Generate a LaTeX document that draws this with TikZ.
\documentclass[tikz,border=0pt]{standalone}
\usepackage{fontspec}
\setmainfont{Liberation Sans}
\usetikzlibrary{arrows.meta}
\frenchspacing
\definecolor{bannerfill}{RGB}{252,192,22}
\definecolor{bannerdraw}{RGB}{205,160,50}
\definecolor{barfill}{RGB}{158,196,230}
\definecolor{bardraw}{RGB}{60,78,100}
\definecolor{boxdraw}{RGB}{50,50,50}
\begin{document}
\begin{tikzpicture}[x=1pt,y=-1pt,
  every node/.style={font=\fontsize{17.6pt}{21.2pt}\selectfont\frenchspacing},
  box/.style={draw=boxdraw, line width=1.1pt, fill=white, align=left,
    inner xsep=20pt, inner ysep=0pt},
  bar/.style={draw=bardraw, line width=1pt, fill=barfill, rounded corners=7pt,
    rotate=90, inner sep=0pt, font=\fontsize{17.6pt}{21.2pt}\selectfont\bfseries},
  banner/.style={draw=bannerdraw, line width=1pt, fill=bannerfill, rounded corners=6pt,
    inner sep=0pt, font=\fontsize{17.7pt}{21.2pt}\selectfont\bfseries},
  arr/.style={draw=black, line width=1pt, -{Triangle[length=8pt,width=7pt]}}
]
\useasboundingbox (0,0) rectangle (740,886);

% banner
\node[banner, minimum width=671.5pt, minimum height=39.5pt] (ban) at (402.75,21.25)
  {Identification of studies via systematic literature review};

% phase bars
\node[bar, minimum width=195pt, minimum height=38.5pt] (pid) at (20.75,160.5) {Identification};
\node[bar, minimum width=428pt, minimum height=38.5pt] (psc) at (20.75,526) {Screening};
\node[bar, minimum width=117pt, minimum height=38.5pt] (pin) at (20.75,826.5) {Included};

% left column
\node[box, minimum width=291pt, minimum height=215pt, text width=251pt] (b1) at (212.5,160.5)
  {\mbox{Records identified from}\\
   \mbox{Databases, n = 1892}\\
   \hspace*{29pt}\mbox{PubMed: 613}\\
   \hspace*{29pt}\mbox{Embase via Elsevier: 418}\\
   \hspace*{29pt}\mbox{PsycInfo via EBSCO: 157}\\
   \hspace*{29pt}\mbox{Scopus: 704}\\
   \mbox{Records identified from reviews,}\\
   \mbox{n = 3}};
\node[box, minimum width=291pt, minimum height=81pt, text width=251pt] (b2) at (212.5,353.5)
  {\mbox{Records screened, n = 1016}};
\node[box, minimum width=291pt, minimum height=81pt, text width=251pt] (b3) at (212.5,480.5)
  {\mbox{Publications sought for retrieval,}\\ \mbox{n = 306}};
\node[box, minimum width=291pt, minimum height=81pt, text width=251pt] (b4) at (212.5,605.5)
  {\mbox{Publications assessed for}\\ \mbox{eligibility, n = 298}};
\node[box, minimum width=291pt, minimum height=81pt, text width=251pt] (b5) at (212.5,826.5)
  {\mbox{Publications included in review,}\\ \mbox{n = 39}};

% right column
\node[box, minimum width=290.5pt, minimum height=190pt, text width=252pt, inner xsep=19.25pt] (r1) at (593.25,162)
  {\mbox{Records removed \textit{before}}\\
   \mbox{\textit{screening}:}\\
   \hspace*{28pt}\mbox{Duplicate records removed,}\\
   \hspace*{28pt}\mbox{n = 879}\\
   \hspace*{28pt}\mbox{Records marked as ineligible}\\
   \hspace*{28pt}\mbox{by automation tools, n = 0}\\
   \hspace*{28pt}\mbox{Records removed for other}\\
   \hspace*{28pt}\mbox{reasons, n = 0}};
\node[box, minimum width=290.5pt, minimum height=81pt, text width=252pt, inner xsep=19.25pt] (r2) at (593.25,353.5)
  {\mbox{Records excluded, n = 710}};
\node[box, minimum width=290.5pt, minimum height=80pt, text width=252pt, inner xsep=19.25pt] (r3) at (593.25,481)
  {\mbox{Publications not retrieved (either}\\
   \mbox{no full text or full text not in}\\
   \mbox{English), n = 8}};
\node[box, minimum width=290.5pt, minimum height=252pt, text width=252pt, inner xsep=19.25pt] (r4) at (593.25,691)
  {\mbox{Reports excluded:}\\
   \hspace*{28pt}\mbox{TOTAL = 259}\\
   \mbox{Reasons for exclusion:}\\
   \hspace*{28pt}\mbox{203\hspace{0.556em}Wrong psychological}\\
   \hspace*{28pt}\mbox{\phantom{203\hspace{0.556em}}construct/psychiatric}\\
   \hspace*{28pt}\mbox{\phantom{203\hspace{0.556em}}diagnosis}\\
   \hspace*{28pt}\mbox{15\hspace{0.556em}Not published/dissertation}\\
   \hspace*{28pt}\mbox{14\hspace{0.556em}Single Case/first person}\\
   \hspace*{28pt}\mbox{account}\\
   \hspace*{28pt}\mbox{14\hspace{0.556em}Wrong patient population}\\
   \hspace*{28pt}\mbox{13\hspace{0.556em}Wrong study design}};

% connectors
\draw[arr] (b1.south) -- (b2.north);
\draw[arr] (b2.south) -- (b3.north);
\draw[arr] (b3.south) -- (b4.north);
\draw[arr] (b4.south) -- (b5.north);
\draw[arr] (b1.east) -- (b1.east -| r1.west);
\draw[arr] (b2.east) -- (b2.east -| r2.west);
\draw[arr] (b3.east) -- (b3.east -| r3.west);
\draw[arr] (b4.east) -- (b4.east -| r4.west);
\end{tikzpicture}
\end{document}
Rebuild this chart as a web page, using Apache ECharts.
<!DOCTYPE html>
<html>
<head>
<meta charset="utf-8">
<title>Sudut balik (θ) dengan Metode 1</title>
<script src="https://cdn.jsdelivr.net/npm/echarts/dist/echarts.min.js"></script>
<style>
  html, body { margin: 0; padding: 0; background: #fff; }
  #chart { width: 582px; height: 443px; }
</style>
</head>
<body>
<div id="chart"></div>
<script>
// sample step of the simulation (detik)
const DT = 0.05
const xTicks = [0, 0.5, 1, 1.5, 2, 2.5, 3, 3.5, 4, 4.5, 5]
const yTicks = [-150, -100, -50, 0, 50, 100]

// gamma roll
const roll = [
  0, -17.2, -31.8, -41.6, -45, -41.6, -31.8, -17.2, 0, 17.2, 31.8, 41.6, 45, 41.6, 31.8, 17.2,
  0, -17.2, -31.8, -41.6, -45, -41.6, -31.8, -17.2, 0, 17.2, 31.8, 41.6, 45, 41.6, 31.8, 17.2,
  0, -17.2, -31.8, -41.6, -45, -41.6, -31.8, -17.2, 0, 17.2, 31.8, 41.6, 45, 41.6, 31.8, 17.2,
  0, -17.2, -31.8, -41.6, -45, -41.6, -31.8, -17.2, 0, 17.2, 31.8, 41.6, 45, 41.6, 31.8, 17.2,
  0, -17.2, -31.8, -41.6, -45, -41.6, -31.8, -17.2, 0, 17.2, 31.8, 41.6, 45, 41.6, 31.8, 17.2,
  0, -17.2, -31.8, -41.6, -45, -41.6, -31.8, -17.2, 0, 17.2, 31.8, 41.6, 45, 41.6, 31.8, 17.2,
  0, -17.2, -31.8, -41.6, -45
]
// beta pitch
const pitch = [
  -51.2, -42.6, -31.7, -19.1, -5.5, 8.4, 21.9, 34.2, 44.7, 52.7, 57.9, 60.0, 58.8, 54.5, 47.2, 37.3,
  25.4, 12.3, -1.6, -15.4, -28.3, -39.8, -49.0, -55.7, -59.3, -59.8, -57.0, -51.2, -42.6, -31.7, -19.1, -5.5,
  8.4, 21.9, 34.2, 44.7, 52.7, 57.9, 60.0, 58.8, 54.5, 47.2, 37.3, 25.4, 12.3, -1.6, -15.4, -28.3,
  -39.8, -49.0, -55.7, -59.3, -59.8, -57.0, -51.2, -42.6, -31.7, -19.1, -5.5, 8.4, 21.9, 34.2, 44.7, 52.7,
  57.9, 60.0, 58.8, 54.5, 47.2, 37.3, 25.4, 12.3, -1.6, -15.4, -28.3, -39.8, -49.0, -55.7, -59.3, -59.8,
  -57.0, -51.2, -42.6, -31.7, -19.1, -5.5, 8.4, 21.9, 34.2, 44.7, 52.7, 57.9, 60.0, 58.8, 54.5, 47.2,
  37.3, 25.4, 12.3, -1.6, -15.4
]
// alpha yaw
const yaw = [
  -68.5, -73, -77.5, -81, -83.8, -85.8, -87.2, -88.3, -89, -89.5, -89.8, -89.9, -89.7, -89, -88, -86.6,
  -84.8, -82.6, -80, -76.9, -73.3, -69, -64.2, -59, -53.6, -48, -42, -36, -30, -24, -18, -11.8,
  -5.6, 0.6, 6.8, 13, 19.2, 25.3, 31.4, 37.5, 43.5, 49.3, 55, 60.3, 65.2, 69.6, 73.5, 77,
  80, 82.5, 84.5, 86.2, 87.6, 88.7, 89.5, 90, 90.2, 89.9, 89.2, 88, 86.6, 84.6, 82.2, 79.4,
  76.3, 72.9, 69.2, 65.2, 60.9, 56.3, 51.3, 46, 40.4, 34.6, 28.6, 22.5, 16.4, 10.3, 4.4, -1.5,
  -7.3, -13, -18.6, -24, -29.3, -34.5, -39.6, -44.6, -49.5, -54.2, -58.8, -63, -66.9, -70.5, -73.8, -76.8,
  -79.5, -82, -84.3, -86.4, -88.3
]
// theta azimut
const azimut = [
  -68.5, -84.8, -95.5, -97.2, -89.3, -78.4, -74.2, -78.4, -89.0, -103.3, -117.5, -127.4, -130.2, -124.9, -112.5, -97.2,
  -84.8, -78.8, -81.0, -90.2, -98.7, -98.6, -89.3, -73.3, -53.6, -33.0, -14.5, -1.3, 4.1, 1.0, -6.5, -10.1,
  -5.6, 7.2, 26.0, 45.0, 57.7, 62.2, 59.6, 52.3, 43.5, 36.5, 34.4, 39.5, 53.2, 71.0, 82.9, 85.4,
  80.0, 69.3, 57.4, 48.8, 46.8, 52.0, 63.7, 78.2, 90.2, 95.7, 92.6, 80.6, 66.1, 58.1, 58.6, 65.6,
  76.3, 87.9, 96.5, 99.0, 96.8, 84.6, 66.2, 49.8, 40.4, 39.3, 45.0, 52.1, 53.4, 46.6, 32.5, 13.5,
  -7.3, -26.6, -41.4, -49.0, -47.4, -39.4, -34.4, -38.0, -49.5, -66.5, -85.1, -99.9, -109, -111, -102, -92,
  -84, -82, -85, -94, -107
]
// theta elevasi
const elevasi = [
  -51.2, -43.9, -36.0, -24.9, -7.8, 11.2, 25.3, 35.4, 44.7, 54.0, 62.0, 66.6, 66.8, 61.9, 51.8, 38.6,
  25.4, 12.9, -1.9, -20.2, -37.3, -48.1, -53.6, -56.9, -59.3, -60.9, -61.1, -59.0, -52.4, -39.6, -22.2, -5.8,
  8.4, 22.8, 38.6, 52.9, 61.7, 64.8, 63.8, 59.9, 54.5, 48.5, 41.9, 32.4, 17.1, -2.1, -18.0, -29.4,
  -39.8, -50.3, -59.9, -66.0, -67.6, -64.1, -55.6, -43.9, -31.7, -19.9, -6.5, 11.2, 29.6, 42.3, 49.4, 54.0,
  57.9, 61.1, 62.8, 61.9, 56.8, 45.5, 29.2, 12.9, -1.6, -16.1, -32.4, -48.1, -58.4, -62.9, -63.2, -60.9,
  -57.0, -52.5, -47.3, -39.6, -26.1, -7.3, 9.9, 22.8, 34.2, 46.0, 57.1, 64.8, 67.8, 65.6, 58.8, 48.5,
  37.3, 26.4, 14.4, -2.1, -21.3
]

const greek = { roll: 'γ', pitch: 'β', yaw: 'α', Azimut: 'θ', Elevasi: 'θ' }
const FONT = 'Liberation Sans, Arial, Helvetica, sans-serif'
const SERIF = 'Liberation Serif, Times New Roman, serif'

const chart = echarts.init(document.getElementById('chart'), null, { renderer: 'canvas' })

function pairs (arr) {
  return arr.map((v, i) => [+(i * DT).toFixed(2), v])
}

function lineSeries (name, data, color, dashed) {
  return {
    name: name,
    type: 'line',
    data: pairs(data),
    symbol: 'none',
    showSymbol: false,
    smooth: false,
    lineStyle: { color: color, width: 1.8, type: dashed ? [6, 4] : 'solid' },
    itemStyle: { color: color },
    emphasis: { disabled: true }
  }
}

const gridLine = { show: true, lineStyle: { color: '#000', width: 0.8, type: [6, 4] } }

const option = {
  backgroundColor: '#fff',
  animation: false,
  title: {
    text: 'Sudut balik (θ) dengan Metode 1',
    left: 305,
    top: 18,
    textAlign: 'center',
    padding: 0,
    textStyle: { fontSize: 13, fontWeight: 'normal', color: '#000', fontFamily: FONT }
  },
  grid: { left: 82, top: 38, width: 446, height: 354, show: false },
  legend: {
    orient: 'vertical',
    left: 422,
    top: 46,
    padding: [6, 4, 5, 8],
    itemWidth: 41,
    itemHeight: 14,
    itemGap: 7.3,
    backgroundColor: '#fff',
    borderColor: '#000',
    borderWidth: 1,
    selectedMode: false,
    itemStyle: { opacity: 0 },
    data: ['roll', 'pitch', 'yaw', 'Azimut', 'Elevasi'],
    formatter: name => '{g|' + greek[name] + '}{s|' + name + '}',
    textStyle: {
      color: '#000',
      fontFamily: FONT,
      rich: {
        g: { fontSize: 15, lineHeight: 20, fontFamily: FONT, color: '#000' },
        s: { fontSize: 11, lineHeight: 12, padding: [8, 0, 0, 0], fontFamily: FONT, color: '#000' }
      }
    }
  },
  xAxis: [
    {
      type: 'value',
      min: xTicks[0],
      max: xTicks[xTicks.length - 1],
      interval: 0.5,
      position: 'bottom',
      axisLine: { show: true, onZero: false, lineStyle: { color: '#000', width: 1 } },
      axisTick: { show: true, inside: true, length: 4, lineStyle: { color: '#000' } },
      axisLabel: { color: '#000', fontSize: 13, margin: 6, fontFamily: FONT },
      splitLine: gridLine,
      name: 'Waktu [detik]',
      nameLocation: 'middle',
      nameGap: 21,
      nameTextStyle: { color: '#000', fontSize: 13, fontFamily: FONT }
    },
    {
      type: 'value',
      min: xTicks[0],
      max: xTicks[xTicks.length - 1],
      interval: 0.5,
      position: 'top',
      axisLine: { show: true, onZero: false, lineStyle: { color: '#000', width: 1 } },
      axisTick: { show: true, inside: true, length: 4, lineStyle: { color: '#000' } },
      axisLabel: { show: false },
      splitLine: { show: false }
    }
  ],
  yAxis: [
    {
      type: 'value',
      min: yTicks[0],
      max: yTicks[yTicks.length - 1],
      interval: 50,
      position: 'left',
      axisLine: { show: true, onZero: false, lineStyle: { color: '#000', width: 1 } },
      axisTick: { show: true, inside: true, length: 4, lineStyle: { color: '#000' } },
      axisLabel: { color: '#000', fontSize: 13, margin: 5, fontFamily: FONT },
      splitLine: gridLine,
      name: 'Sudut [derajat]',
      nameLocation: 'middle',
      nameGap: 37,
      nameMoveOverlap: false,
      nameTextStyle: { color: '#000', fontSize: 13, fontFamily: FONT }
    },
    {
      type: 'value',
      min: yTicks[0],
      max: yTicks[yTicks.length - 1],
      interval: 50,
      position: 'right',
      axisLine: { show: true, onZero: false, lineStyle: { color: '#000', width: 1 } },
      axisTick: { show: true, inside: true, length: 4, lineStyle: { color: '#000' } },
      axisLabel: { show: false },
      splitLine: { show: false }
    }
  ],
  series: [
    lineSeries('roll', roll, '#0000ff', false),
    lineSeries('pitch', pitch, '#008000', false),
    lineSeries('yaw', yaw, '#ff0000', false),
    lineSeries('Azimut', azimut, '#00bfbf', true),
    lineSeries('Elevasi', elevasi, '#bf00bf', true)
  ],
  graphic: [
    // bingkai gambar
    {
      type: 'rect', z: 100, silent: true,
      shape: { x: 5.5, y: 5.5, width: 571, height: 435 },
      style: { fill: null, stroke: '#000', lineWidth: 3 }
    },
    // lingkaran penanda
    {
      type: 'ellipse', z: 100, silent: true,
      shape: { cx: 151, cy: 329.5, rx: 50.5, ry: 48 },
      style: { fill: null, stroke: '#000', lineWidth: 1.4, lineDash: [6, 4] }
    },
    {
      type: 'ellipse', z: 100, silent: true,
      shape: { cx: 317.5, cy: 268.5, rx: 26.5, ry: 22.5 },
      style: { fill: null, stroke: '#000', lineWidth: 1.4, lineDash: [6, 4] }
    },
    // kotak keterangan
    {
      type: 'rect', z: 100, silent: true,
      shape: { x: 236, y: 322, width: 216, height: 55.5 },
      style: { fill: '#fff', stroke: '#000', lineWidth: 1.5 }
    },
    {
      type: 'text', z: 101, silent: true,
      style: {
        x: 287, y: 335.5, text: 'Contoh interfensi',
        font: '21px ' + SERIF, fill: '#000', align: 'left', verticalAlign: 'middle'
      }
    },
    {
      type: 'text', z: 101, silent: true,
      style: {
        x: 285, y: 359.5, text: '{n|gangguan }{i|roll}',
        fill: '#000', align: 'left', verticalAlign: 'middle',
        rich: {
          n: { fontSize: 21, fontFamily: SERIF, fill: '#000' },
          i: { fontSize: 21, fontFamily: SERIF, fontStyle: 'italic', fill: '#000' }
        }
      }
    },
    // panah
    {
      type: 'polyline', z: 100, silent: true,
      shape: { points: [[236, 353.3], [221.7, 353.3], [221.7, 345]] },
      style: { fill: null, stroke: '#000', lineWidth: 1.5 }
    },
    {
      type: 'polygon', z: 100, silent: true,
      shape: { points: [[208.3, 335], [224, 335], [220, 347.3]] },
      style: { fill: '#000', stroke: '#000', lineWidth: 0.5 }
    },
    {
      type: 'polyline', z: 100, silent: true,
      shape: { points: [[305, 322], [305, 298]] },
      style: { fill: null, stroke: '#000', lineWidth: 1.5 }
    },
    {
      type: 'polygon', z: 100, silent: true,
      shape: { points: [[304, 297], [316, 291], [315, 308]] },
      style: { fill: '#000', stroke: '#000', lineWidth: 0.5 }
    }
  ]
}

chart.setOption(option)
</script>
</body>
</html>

====

(WORK TO DO): How many of the lines above hold "this"? Answer with only the number.

(RESULT): 2